Pets, pets, wonderful pets

Tonight I plan to watch A Fish Called Wanda.
It's something of a reward.

Over 12,000 words have been pinned, squirming to the page. Over half of these aren't the words: "Oh Jesus, Jesus, buggery piece of shit this is bollocks I'm writing".
I'm led to believe this is positive.

I've been swimming.
I've been kicked in the head by a small child and his plastic float.
I didn't sideswipe that car that zoomed up the dedicated right hand lane and forced his way into the backed up ahead only lane. And it was a BMW. And it had one of those "I'm poor with contraceptives" cards in the back window.
I have (mentally) given a troglodyte armed with trolley a severe verbal tongue bashing.
I haven't made any crank phones calls to Aneka Rice. Or Zora Suleman.
I've even written a blog post (this one counts).

But the top class comedy movie, A Fish Called Wanda, starring one third of Monty Python, about a fish, called Wanda, and with poor old animal loving Ken causing several small, yappy dogs to snuff it, isn't a reward for all this.

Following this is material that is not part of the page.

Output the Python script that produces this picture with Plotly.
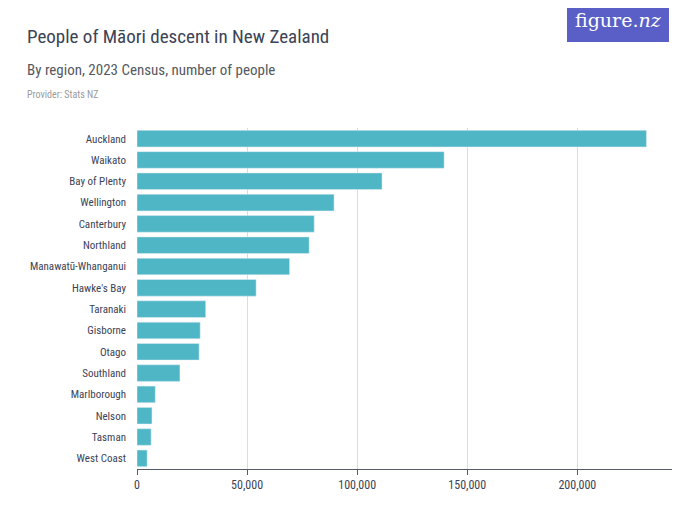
import plotly.graph_objects as go

regions = ['Auckland', 'Waikato', 'Bay of Plenty', 'Wellington', 'Canterbury', 'Northland',
           'Manawatū-Whanganui', "Hawke's Bay", 'Taranaki', 'Gisborne', 'Otago', 'Southland',
           'Marlborough', 'Nelson', 'Tasman', 'West Coast']
people = [231400, 139500, 111300, 89500, 80500, 78200, 69300, 54100, 31200, 28700, 28200, 19500,
          8300, 6800, 6400, 4600]
tick_vals = [0, 50000, 100000, 150000, 200000]
tick_text = ['0', '50,000', '100,000', '150,000', '200,000']

FONT = 'Roboto Condensed, Liberation Sans Narrow, Roboto, sans-serif'
OFF = 8  # page body margin
W, H = 700 - OFF, 525 - OFF
L, R, T, B = 137 - OFF, 28, 128 - OFF, 56
PW, PH = W - L - R, H - T - B

def px_x(x):
    return (x - OFF - L) / PW

def px_y(y):
    return 1 - (y - OFF - T) / PH

fig = go.Figure(go.Bar(
    x=people, y=regions, orientation='h',
    marker=dict(color='#4fb6c6'), width=0.78,
))

fig.update_layout(
    width=W, height=H, autosize=False,
    margin=dict(l=L, r=R, t=T, b=B, pad=0),
    plot_bgcolor='white', paper_bgcolor='white',
    showlegend=False,
    font=dict(family=FONT, color='#3b4356', size=11),
)
fig.update_yaxes(autorange='reversed', showgrid=False, ticks='', ticklabelstandoff=10,
                 automargin=False, tickfont=dict(size=11, color='#3b4356', family=FONT))
fig.update_xaxes(range=[0, 243000], tickvals=tick_vals, ticktext=tick_text,
                 showgrid=True, gridcolor='#dcdcdc', gridwidth=1,
                 showline=True, linecolor='#555a66', linewidth=1, ticks='outside',
                 ticklen=5, tickcolor='#555a66', zeroline=False, automargin=False,
                 tickfont=dict(size=12, color='#3b4356', family=FONT))

fig.add_annotation(text='People of Māori descent in New Zealand', xref='paper', yref='paper',
                   x=px_x(25), y=px_y(36), xanchor='left', yanchor='middle', showarrow=False,
                   font=dict(size=19, color='#3b4356', family=FONT))
fig.add_annotation(text='By region, 2023 Census, number of people', xref='paper', yref='paper',
                   x=px_x(25), y=px_y(70), xanchor='left', yanchor='middle', showarrow=False,
                   font=dict(size=15, color='#55595f', family=FONT))
fig.add_annotation(text='Provider: Stats NZ', xref='paper', yref='paper',
                   x=px_x(25), y=px_y(94), xanchor='left', yanchor='middle', showarrow=False,
                   font=dict(size=10, color='#9a9a9a', family=FONT))

# figure.nz logo box
fig.add_shape(type='rect', xref='paper', yref='paper',
              x0=px_x(567), x1=px_x(669), y0=px_y(42), y1=px_y(0),
              fillcolor='#5a5fc8', line=dict(width=0))
fig.add_annotation(text='figure.<i>nz</i>', xref='paper', yref='paper',
                   x=px_x(618), y=px_y(20), xanchor='center', yanchor='middle',
                   showarrow=False, font=dict(size=19, color='white', family='DejaVu Serif, serif'))

fig.write_html('out.html')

This film, where one small, yappy dog is crushed under a big heavy box, where another small, yappy dog is savaged by a Doberman Pincher, and where the final small, yappy dog is also killed*, all of this small, yappy dog slaying is for none of the above.

Next door have a small, yappy dog.
And it yaps whenever that concept physicists known as time is passing.
It's been yapping all fucking day.
At one point I shouted, "Shut up," quite loudly. Had someone been in the room next to my office they might have heard me.

Watching A Fish Called Wanda with its three glorious scenes of small, yappy dogs yapping no more is going to be so sweet.


* I'll know how the third yappy dog snuffs it about two hours. I cannot wait.

I've also written the phrase "small, yappy dog" so many times that now I don't know if there should be a comma in there or not.